Exercise description: For the entries below, copy exactly the line that contains "Recreate this image" through the line that contains "fig = plt.figure(figsize=(W", both ends included, and exclude all pictures.

## START Material for the task

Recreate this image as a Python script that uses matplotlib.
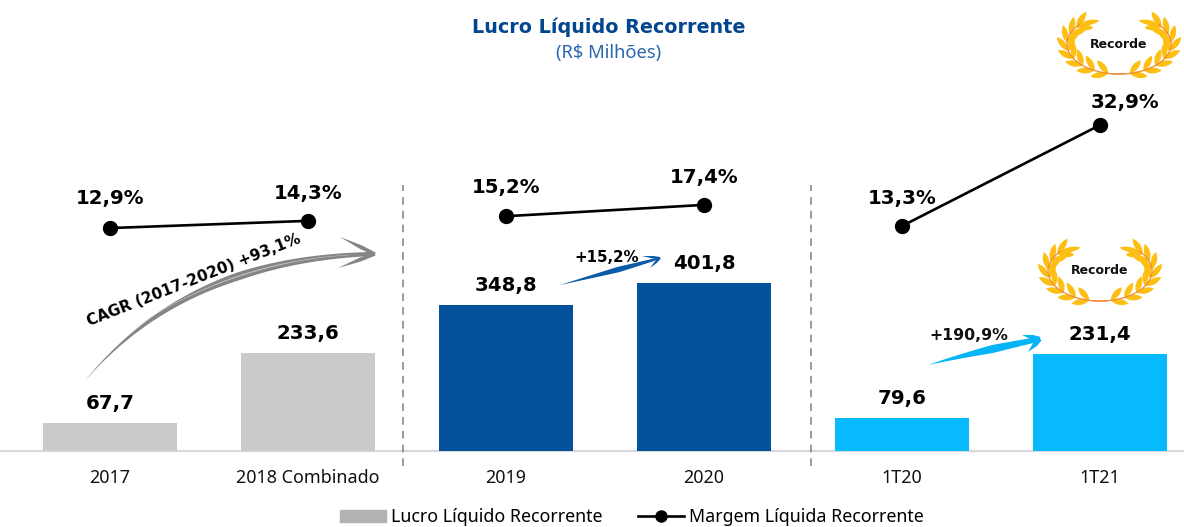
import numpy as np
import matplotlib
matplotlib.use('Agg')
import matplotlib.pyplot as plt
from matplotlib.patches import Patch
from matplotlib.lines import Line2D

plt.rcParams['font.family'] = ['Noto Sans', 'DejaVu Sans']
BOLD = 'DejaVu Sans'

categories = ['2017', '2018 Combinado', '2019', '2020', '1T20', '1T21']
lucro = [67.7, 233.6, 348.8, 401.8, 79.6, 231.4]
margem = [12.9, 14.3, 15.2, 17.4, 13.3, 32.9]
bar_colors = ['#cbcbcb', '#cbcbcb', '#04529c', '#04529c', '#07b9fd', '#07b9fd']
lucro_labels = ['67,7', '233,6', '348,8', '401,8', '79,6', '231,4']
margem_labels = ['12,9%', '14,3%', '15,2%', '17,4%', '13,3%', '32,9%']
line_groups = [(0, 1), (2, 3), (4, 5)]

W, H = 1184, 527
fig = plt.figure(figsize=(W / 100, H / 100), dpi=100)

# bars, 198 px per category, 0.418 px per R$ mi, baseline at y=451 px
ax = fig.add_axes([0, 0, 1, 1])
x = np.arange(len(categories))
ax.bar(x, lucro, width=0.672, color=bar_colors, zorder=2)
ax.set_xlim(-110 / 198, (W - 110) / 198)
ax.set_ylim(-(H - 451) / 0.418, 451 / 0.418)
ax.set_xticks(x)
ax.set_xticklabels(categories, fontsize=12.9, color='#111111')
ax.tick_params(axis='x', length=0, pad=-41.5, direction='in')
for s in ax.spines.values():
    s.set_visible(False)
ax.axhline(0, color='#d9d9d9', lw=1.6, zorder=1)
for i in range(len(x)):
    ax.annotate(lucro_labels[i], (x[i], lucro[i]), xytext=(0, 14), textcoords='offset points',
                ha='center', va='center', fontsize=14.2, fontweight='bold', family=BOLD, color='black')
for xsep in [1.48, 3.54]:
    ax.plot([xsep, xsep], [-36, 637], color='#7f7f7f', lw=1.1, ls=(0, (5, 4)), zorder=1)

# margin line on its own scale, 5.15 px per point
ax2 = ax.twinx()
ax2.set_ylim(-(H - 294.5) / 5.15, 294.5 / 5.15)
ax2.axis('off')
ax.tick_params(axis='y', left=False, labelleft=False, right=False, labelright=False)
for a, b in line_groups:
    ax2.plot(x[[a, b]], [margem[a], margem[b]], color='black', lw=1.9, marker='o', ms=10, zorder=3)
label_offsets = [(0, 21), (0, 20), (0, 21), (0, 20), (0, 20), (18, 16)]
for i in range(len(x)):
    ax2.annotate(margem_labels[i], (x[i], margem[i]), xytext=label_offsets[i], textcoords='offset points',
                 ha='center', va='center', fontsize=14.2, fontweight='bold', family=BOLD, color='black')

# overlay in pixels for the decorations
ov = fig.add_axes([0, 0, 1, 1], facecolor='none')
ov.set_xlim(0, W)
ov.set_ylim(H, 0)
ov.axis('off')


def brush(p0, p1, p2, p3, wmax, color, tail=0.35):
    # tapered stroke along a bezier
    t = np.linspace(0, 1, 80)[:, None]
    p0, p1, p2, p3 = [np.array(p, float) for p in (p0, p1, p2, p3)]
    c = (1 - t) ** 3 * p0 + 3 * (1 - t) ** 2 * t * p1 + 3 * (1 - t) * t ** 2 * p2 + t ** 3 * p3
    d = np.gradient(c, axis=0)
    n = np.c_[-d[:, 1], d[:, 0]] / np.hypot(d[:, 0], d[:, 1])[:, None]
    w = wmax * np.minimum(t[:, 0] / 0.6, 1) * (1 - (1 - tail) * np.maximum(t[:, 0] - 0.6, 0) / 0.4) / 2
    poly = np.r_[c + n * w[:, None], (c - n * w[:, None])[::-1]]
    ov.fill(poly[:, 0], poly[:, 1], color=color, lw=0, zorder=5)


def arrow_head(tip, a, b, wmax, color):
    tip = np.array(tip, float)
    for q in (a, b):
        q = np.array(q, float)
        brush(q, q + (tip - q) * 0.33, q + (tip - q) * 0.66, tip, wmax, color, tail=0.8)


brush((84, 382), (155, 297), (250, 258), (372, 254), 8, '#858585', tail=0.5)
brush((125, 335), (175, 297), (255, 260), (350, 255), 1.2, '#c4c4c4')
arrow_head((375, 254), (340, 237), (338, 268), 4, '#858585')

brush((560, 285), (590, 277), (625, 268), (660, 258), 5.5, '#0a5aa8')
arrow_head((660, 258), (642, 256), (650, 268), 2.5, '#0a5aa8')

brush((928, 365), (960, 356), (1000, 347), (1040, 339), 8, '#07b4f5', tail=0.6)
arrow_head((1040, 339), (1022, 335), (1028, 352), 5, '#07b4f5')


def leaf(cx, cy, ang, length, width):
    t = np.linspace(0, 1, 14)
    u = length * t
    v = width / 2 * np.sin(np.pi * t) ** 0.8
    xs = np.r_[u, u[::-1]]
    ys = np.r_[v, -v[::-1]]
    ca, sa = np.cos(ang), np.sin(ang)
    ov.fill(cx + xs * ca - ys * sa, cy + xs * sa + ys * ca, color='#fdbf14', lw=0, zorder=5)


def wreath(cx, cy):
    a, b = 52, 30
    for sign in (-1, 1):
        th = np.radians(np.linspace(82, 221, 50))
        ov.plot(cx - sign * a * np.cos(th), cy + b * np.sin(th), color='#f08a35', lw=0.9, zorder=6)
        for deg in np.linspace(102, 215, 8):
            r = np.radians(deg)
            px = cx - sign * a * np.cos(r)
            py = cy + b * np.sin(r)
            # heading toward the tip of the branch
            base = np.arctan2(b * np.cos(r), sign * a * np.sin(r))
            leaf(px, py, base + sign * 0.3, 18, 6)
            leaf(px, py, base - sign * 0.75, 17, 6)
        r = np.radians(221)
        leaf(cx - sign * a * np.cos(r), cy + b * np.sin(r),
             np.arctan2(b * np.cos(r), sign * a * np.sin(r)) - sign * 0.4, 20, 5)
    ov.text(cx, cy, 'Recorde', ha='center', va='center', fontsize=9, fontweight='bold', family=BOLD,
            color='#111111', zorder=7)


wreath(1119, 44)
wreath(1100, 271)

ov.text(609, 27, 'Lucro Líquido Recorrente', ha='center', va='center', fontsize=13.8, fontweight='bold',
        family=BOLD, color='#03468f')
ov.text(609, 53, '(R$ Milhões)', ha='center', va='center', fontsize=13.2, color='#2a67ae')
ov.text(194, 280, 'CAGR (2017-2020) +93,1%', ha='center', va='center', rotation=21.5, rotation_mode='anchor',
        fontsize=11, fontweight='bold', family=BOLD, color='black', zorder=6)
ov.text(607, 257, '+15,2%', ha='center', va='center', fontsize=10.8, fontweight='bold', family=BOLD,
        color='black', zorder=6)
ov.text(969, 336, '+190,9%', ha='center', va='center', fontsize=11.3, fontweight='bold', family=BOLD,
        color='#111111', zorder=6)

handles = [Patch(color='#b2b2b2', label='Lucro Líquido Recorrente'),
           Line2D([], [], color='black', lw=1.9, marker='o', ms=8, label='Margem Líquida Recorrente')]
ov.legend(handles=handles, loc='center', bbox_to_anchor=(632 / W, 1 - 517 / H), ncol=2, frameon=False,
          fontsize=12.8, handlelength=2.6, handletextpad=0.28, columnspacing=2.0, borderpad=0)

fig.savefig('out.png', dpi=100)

## END Material for the task
## START Material for the task

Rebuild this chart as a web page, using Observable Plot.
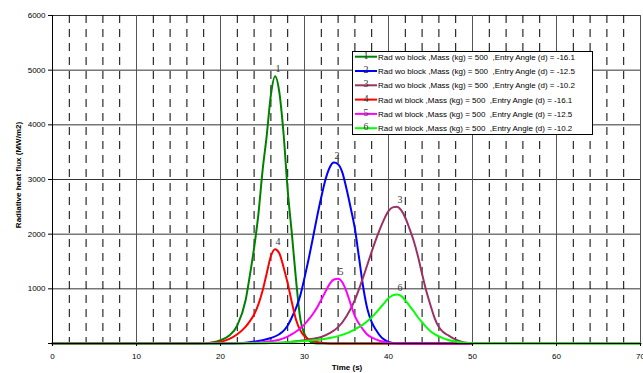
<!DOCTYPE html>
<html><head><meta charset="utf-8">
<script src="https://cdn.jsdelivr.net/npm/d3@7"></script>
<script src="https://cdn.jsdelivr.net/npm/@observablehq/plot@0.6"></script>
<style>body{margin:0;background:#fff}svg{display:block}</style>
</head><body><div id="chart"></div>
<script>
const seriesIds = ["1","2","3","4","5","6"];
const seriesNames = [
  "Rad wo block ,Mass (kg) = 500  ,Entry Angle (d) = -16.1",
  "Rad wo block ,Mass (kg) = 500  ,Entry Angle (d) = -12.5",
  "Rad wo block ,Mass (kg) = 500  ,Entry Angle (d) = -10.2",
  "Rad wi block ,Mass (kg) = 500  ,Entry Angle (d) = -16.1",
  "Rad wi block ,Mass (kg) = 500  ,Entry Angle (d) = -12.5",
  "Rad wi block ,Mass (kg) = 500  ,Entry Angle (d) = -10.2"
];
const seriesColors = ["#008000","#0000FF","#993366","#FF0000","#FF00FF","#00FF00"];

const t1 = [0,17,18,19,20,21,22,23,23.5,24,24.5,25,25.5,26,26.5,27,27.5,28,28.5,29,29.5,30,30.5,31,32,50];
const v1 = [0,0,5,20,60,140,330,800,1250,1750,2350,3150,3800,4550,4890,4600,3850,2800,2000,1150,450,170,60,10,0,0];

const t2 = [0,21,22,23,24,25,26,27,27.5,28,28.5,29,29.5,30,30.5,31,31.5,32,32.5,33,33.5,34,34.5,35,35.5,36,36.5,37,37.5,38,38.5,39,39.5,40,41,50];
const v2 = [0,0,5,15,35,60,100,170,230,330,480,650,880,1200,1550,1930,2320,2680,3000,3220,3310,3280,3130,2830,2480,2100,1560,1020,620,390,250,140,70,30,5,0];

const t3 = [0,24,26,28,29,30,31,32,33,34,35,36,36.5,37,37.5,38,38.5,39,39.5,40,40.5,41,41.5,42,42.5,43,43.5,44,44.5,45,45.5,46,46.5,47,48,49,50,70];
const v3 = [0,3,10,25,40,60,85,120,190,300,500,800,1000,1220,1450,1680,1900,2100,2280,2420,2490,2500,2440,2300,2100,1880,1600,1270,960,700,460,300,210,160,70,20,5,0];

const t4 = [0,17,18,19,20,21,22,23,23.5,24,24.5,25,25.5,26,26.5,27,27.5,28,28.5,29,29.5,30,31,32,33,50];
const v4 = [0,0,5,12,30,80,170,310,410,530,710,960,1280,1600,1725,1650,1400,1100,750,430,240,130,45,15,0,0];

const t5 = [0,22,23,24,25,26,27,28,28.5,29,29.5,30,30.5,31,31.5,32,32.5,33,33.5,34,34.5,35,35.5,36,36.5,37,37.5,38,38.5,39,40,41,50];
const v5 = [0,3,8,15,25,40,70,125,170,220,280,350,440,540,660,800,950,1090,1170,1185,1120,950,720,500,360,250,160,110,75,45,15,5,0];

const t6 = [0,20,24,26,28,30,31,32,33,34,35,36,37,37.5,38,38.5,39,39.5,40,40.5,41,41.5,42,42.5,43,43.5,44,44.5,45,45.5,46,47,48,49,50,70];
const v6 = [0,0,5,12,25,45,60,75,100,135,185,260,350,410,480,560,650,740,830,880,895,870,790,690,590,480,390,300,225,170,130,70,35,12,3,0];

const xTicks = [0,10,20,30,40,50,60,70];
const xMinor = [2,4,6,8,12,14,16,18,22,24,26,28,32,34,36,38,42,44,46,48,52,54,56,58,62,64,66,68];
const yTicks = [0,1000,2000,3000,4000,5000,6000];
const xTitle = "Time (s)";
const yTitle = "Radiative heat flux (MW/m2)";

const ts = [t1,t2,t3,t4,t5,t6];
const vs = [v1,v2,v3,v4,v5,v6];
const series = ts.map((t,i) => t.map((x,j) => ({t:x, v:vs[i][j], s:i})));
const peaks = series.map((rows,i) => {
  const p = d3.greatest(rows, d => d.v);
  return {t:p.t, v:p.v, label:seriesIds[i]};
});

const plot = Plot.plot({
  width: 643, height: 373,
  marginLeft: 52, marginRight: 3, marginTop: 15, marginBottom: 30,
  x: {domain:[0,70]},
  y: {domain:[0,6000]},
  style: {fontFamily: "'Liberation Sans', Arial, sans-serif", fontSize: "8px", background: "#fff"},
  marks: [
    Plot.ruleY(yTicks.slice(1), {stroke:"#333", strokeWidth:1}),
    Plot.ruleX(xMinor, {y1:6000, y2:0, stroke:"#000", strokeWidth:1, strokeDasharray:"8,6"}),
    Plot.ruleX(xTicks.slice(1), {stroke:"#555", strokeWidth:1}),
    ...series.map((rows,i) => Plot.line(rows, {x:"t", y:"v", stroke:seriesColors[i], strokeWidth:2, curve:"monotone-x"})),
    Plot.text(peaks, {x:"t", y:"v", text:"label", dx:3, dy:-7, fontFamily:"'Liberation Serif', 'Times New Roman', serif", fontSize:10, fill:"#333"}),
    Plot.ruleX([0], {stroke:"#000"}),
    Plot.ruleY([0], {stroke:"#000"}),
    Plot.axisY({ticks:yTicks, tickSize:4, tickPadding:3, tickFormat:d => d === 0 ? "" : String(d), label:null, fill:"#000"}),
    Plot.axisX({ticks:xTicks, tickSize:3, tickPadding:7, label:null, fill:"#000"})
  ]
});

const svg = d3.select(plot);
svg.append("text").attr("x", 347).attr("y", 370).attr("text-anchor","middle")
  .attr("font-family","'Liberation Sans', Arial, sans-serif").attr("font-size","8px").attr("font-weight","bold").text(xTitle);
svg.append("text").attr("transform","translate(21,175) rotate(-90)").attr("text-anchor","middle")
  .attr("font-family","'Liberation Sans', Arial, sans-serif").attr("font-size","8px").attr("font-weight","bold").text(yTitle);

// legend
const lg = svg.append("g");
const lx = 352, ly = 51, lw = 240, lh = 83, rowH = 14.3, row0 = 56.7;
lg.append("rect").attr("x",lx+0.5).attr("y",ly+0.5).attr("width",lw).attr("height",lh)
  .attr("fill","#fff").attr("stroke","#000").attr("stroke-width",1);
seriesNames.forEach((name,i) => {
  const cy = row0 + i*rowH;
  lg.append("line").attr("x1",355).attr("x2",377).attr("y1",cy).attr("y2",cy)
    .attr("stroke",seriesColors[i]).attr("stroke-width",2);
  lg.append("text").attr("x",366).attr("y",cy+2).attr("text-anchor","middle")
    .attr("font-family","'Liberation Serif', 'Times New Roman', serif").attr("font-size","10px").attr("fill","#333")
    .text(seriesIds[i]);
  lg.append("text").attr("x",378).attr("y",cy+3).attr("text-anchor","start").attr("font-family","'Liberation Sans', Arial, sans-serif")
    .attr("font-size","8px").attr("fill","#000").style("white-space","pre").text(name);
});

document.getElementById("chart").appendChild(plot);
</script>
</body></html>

## END Material for the task
## START Material for the task

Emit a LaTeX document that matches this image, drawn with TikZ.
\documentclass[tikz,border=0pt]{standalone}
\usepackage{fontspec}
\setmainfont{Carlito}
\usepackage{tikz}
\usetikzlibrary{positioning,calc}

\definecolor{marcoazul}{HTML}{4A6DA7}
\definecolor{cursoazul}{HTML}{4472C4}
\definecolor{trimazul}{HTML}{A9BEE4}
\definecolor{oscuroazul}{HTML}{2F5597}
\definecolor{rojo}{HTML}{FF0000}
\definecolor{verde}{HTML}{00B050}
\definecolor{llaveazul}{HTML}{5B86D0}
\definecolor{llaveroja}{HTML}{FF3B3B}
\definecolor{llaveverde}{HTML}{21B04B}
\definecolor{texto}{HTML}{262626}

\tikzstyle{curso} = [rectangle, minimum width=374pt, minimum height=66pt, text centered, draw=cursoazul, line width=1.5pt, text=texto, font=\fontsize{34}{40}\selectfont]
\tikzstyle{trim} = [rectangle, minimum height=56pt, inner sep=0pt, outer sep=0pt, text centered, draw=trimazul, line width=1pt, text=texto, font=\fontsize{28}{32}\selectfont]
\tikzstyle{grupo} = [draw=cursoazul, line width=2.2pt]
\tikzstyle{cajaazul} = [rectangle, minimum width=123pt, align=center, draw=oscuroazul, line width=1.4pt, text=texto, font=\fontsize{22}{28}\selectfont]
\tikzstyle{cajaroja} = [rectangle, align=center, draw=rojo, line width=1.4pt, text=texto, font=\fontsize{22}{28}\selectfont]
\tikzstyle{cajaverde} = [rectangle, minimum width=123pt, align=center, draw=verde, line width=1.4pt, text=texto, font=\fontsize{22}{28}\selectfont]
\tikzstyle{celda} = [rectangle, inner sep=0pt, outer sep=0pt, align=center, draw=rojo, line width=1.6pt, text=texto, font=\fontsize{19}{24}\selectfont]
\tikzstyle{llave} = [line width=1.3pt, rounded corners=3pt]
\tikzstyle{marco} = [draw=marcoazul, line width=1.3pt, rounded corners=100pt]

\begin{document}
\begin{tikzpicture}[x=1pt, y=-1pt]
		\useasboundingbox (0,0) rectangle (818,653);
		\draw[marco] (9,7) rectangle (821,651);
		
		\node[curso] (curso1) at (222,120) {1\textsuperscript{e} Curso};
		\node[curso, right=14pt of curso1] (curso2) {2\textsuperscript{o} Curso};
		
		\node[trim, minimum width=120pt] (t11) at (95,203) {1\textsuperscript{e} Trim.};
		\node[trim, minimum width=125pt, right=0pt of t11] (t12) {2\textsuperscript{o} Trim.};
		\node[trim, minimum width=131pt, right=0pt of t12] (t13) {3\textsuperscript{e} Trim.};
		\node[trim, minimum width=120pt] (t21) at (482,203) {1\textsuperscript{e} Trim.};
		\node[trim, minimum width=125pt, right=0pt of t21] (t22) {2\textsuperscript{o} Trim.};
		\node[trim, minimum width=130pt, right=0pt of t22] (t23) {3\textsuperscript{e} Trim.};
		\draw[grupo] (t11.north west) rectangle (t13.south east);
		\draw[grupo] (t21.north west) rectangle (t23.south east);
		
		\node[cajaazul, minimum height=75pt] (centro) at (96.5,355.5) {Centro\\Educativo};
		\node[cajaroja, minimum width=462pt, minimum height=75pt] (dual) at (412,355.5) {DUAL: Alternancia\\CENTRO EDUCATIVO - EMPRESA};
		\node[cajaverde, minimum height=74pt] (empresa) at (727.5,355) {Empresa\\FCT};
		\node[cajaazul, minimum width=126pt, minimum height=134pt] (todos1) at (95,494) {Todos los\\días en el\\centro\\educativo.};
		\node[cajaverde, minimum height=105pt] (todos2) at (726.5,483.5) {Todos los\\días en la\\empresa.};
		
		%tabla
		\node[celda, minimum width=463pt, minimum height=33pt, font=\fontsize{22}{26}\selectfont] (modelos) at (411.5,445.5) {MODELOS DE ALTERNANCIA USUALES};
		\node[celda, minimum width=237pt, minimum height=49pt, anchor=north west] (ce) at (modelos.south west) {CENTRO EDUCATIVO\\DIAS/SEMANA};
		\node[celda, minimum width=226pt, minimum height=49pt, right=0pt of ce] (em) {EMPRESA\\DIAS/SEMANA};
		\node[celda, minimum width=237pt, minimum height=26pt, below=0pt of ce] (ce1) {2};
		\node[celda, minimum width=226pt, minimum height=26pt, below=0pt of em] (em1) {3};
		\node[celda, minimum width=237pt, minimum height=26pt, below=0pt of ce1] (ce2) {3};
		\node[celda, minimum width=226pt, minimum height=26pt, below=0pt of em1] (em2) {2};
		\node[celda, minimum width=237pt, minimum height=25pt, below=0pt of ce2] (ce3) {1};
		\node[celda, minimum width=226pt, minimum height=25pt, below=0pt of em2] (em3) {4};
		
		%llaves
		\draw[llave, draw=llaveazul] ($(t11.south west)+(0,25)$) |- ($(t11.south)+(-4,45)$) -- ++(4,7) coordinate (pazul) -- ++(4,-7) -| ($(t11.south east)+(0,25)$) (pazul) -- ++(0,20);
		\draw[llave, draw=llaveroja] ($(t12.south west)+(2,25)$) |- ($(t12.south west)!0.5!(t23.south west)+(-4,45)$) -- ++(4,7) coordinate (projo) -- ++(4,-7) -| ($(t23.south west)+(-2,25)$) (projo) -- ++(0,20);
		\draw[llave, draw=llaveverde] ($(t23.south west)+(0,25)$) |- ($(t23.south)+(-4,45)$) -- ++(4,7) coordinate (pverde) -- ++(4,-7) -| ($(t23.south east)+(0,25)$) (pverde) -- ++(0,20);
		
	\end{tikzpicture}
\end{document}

## END Material for the task

Right answer:
Recreate this image as a Python script that uses matplotlib.
import numpy as np
import matplotlib
matplotlib.use('Agg')
import matplotlib.pyplot as plt
from matplotlib.patches import Patch
from matplotlib.lines import Line2D

plt.rcParams['font.family'] = ['Noto Sans', 'DejaVu Sans']
BOLD = 'DejaVu Sans'

categories = ['2017', '2018 Combinado', '2019', '2020', '1T20', '1T21']
lucro = [67.7, 233.6, 348.8, 401.8, 79.6, 231.4]
margem = [12.9, 14.3, 15.2, 17.4, 13.3, 32.9]
bar_colors = ['#cbcbcb', '#cbcbcb', '#04529c', '#04529c', '#07b9fd', '#07b9fd']
lucro_labels = ['67,7', '233,6', '348,8', '401,8', '79,6', '231,4']
margem_labels = ['12,9%', '14,3%', '15,2%', '17,4%', '13,3%', '32,9%']
line_groups = [(0, 1), (2, 3), (4, 5)]

W, H = 1184, 527
fig = plt.figure(figsize=(W / 100, H / 100), dpi=100)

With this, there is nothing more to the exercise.